One of my first outings post lockdown was to the Victoria & Albert Museum to see its fabulous Epic Iran exhibition covering 5,000 years of Iranian history. From associate curator, Ina Sarikhani Sandmann, whose family has loaned some of the 300 artworks on display, I hear about how the ancestors of Ratan Tata and Adar Poonawalla found refuge in India. A poster, “Zoroastrian Religion”, explains: “To avoid persecution after the Islamic conquest of Iran, many Iranian Zoroastrians fled to India, where their descendants are known as Parsis. Today in Iran, Zoroastrianism is still practised, with the fire temple located in Yazd.”
As a country Iran gets a very bad press in the West. But I am encouraged “to look beyond the headlines”, as Ina puts it. Maintaining that “there is an enormous amount in common between the two cultures”, Iranian and Indian, she points out: “When the Zoroastrians left and went to live in India, they took their food with them.”
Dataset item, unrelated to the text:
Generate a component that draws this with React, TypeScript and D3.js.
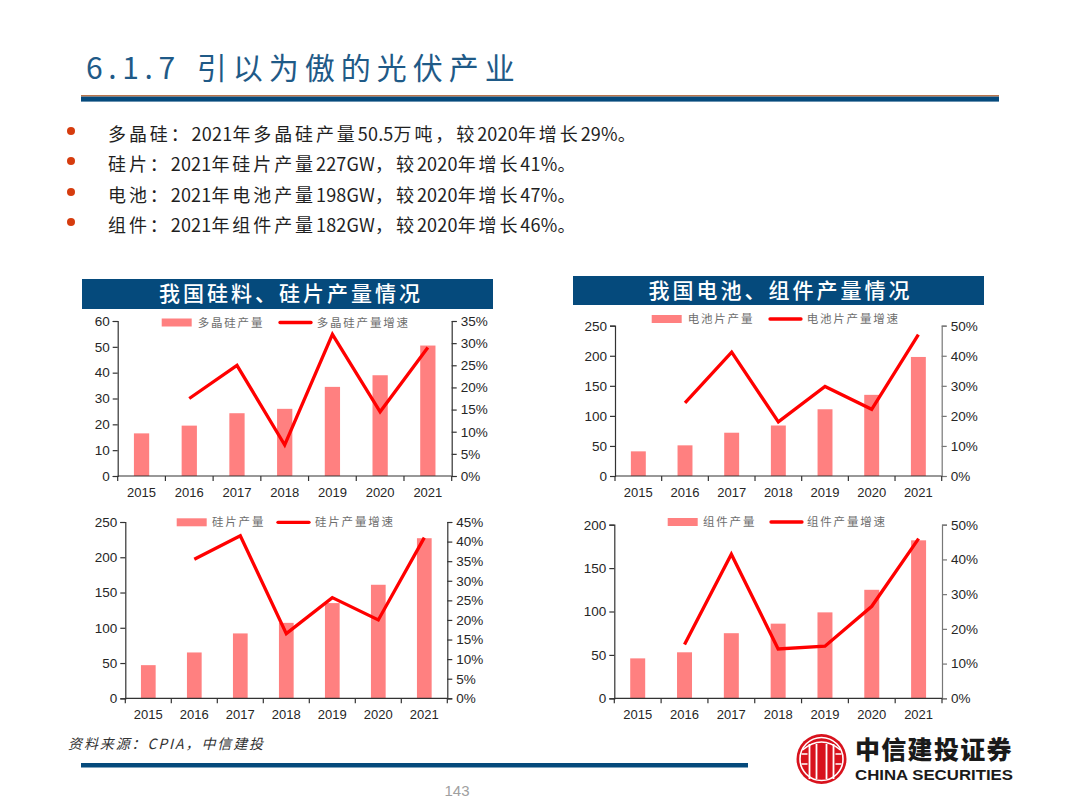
import React, { useEffect, useRef } from "react";
import * as d3 from "d3";

const years = ["2015", "2016", "2017", "2018", "2019", "2020", "2021"];

const polyOutput = [16.5, 19.5, 24.3, 26, 34.5, 39, 50.5];
const polyGrowth = [null, 17.5, 25, 7, 32, 14.5, 29];
const cellOutput = [41, 51, 72, 84, 111, 135, 198];
const cellGrowth = [null, 24.3, 41.2, 18, 29.8, 22.2, 47];
const waferOutput = [47, 65, 92, 107, 135, 161, 227];
const waferGrowth = [null, 35.5, 41.5, 16.5, 25.7, 20, 41];
const moduleOutput = [46, 53, 75, 86, 99, 125, 182];
const moduleGrowth = [null, 15.5, 41.5, 14.2, 15, 26.5, 46];

const bulletLines = [
  "多晶硅：2021年多晶硅产量50.5万吨，较2020年增长29%。",
  "硅片：2021年硅片产量227GW，较2020年增长41%。",
  "电池：2021年电池产量198GW，较2020年增长47%。",
  "组件：2021年组件产量182GW，较2020年增长46%。",
];

const CJK = '"Noto Sans CJK SC", "Noto Sans", sans-serif';
const LATIN = '"Liberation Sans", Arial, sans-serif';
const NAVY = "#054a7c";
const BAR = "#ff8080";
const RED = "#ff0000";
const INK = "#262626";

type PanelProps = {
  box: { l: number; r: number; t: number; b: number };
  bars: number[];
  growth: (number | null)[];
  yMax: number;
  yStep: number;
  gMax: number;
  gStep: number;
  barName: string;
  lineName: string;
  legend: { y: number; sw: number; tx1: number; ln: number; tx2: number };
  rightAxisColor: string;
};

function Panel({ box, bars, growth, yMax, yStep, gMax, gStep, barName, lineName, legend, rightAxisColor }: PanelProps) {
  const ref = useRef<SVGGElement>(null);
  useEffect(() => {
    const g = d3.select(ref.current);
    g.selectAll("*").remove();
    const x = d3.scaleBand<string>().domain(years).range([box.l, box.r]);
    const y = d3.scaleLinear().domain([0, yMax]).range([box.b, box.t]);
    const yr = d3.scaleLinear().domain([0, gMax]).range([box.b, box.t]);
    const bw = x.bandwidth() * 0.32;

    g.append("g")
      .selectAll("rect")
      .data(bars)
      .join("rect")
      .attr("x", (_, i) => (x(years[i]) as number) + x.bandwidth() / 2 - bw / 2)
      .attr("y", (d) => y(d))
      .attr("width", bw)
      .attr("height", (d) => box.b - y(d))
      .attr("fill", BAR);

    const line = d3
      .line<number | null>()
      .defined((d) => d !== null)
      .x((_, i) => (x(years[i]) as number) + x.bandwidth() / 2)
      .y((d) => yr(d as number));

    const style = (a: any, color: string, size: number) => {
      a.selectAll("path").attr("stroke", color).attr("stroke-width", 1.2);
      a.selectAll("line").attr("stroke", color).attr("stroke-width", 1.2);
      a.selectAll("text").attr("fill", INK).attr("font-family", LATIN).attr("font-size", size);
    };

    const left = g
      .append("g")
      .attr("transform", `translate(${box.l},0)`)
      .call(d3.axisLeft(y).tickValues(d3.range(0, yMax + 1e-6, yStep)).tickFormat(d3.format("d")).tickSize(5).tickPadding(3));
    style(left, "#333333", 13.5);

    const right = g
      .append("g")
      .attr("transform", `translate(${box.r},0)`)
      .call(
        d3
          .axisRight(yr)
          .tickValues(d3.range(0, gMax + 1e-6, gStep))
          .tickFormat((d) => `${d}%`)
          .tickSize(5)
          .tickPadding(4)
      );
    style(right, rightAxisColor, 13.5);

    const bottomTicks = g.append("g").attr("transform", `translate(0,${box.b})`);
    bottomTicks
      .append("line")
      .attr("x1", box.l)
      .attr("x2", box.r)
      .attr("stroke", "#333333")
      .attr("stroke-width", 1.2);
    bottomTicks
      .selectAll("line.t")
      .data([...years.map((c) => x(c) as number), box.r])
      .join("line")
      .attr("class", "t")
      .attr("x1", (d) => d)
      .attr("x2", (d) => d)
      .attr("y2", 5)
      .attr("stroke", "#333333")
      .attr("stroke-width", 1.2);
    bottomTicks
      .selectAll("text")
      .data(years)
      .join("text")
      .attr("x", (d) => (x(d) as number) + x.bandwidth() / 2)
      .attr("y", 21)
      .attr("text-anchor", "middle")
      .attr("font-family", LATIN)
      .attr("font-size", 13)
      .attr("fill", INK)
      .text((d) => d);

    g.append("path")
      .datum(growth)
      .attr("d", line as any)
      .attr("fill", "none")
      .attr("stroke", RED)
      .attr("stroke-width", 3.3)
      .attr("stroke-linejoin", "miter");

    g.append("rect")
      .attr("x", legend.sw)
      .attr("y", legend.y - 4)
      .attr("width", 30)
      .attr("height", 8)
      .attr("fill", BAR);
    g.append("line")
      .attr("x1", legend.ln)
      .attr("x2", legend.ln + 31)
      .attr("y1", legend.y)
      .attr("y2", legend.y)
      .attr("stroke", RED)
      .attr("stroke-width", 3.3)
      .attr("stroke-linecap", "round");
    const lt = (tx: number, s: string) =>
      g
        .append("text")
        .attr("x", tx)
        .attr("y", legend.y + 4)
        .attr("font-family", CJK)
        .attr("font-size", 11.5)
        .attr("letter-spacing", 1.8)
        .attr("fill", "#6e6e6e")
        .text(s);
    lt(legend.tx1, barName);
    lt(legend.tx2, lineName);
  }, []);
  return <g ref={ref} />;
}

function Logo() {
  const cx = 821.5;
  const cy = 759;
  const bars = [-12, -5, 5, 12];
  return (
    <g>
      <circle cx={cx} cy={cy} r={25} fill="#d8121d" />
      <circle cx={cx} cy={cy} r={21.5} fill="none" stroke="#fff" strokeWidth={1.6} />
      <path
        d={`M${cx - 19} ${cy - 9} Q${cx} ${cy - 25} ${cx + 19} ${cy - 9}`}
        fill="none"
        stroke="#fff"
        strokeWidth={1.6}
      />
      {bars.map((d) => (
        <line key={d} x1={cx + d} x2={cx + d} y1={cy - 15} y2={cy + 20} stroke="#fff" strokeWidth={1.8} />
      ))}
      <path d={`M${cx - 20} ${cy - 5} h6 M${cx - 20} ${cy + 5} h6 M${cx + 20} ${cy - 5} h-6 M${cx + 20} ${cy + 5} h-6`} stroke="#fff" strokeWidth={1.6} />
      <text x={855} y={759} fontFamily={CJK} fontWeight={900} fontSize={25} letterSpacing={1.3} fill="#1a1a1a">
        中信建投证券
      </text>
      <text x={855} y={779.5} fontFamily={LATIN} fontWeight={700} fontSize={15} textLength={158} lengthAdjust="spacingAndGlyphs" fill="#1a1a1a">
        CHINA SECURITIES
      </text>
    </g>
  );
}

// CJK glyphs are set wide, Latin runs tight, as in the reference slide.
function BulletText({ s, y }: { s: string; y: number }) {
  const runs = s.split(/([0-9A-Za-z.%]+)/).filter((r) => r.length > 0);
  return (
    <text x={108} y={y} fontFamily={CJK} fontSize={18} fill="#1f1f1f">
      {runs.map((r, i) => (
        <tspan key={i} letterSpacing={/^[0-9A-Za-z.%]+$/.test(r) ? 0.2 : 2.9}>
          {r}
        </tspan>
      ))}
    </text>
  );
}

export default function App() {
  const bulletY = [131, 161, 192, 222];
  return (
    <svg
      width={1080}
      height={810}
      viewBox="0 0 1080 810"
      style={{ position: "absolute", left: 0, top: 0, background: "#fff", display: "block" }}
    >
      <text x={86} y={79} fontFamily={CJK} fontSize={30} letterSpacing={5.6} fill="#1f5a87">
        <tspan>6.1.7</tspan>
        <tspan dx={16} letterSpacing={6}>引以为傲的光伏产业</tspan>
      </text>
      <rect x={81} y={95} width={918} height={1.6} fill="#b8744a" />
      <rect x={81} y={96.6} width={918} height={5} fill={NAVY} />

      {bulletLines.map((s, i) => (
        <g key={s}>
          <circle cx={71} cy={bulletY[i]} r={4} fill="#d63c0e" />
          <BulletText s={s} y={bulletY[i] + 10} />
        </g>
      ))}

      <rect x={82} y={279} width={411} height={30} fill={NAVY} />
      <text x={291} y={301} textAnchor="middle" fontFamily={CJK} fontWeight={500} fontSize={21} letterSpacing={3} fill="#fff">
        我国硅料、硅片产量情况
      </text>
      <rect x={573} y={276} width={411} height={29} fill={NAVY} />
      <text x={780.5} y={297.5} textAnchor="middle" fontFamily={CJK} fontWeight={500} fontSize={21} letterSpacing={3} fill="#fff">
        我国电池、组件产量情况
      </text>

      <Panel
        box={{ l: 117.7, r: 451.7, t: 321, b: 476 }}
        bars={polyOutput}
        growth={polyGrowth}
        yMax={60}
        yStep={10}
        gMax={35}
        gStep={5}
        barName="多晶硅产量"
        lineName="多晶硅产量增速"
        legend={{ y: 322.5, sw: 161.7, tx1: 197.7, ln: 280, tx2: 316.7 }}
        rightAxisColor="#333333"
      />
      <Panel
        box={{ l: 615, r: 941.7, t: 325.7, b: 476 }}
        bars={cellOutput}
        growth={cellGrowth}
        yMax={250}
        yStep={50}
        gMax={50}
        gStep={10}
        barName="电池片产量"
        lineName="电池片产量增速"
        legend={{ y: 319, sw: 651.7, tx1: 687.7, ln: 770, tx2: 806.7 }}
        rightAxisColor="#777777"
      />
      <Panel
        box={{ l: 125.3, r: 447.3, t: 522, b: 698.3 }}
        bars={waferOutput}
        growth={waferGrowth}
        yMax={250}
        yStep={50}
        gMax={45}
        gStep={5}
        barName="硅片产量"
        lineName="硅片产量增速"
        legend={{ y: 522.3, sw: 176.7, tx1: 212, ln: 278, tx2: 315 }}
        rightAxisColor="#333333"
      />
      <Panel
        box={{ l: 614.3, r: 942, t: 524.7, b: 698.3 }}
        bars={moduleOutput}
        growth={moduleGrowth}
        yMax={200}
        yStep={50}
        gMax={50}
        gStep={10}
        barName="组件产量"
        lineName="组件产量增速"
        legend={{ y: 522, sw: 667.7, tx1: 703, ln: 771, tx2: 807 }}
        rightAxisColor="#777777"
      />

      <text x={68} y={749} fontFamily={CJK} fontStyle="italic" fontSize={14} letterSpacing={1.9} fill="#333">
        资料来源：CPIA，中信建投
      </text>
      <rect x={81} y={763} width={667} height={4.5} fill={NAVY} />
      <text x={457} y={796} textAnchor="middle" fontFamily={LATIN} fontSize={15} fill="#a0a0a0">
        143
      </text>
      <Logo />
    </svg>
  );
}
One of the best novels I have read in a long time is Hafsa Zayyan’s We Are All Birds of Uganda, which tells the migration story of one of the families, the Saeeds, from the 30,000 Indians who arrived in Britain in 1972 as refugees after the entire Asian population of Uganda was expelled by its erratic president, Idi Amin. “I’m kind of related to the story via my marriage,” Hafsa says of her debut novel. Hafsa and her husband, Riaz, were both born in the United Kingdom. She is the daughter of a Nigerian father and a Pakistani mother who met at school in Nigeria. Riaz’s Indian family was among those expelled from Uganda.
The protagonists are Kampala-born, Hasan Saeed, who writes cathartic letters to his late first wife, Amira, and his UK-born grandson, Sameer Saeed, who returns to Uganda to marry Maryam, the great granddaughter of Abdullah, an African servant boy. Hasan feels betrayed: “We are not natives and we are not Europeans. India has disowned us; Nehru calls us ‘guests’ of Africa. We are not guests. We are Africans of Asian origin.”
Malala Yousafzai, inspirational champion for girls’ education, has been glammed up “in a red Stella McCartney headscarf and matching red lips” for the cover of the British Vogue, barely recognizable as the 15-year-old girl who was airlifted to the Queen Elizabeth Hospital in Birmingham after being shot in the head by the Taliban. She is now 23, an Oxford graduate and Nobel Prize winner and about to start making programmes for America’s Apple TV.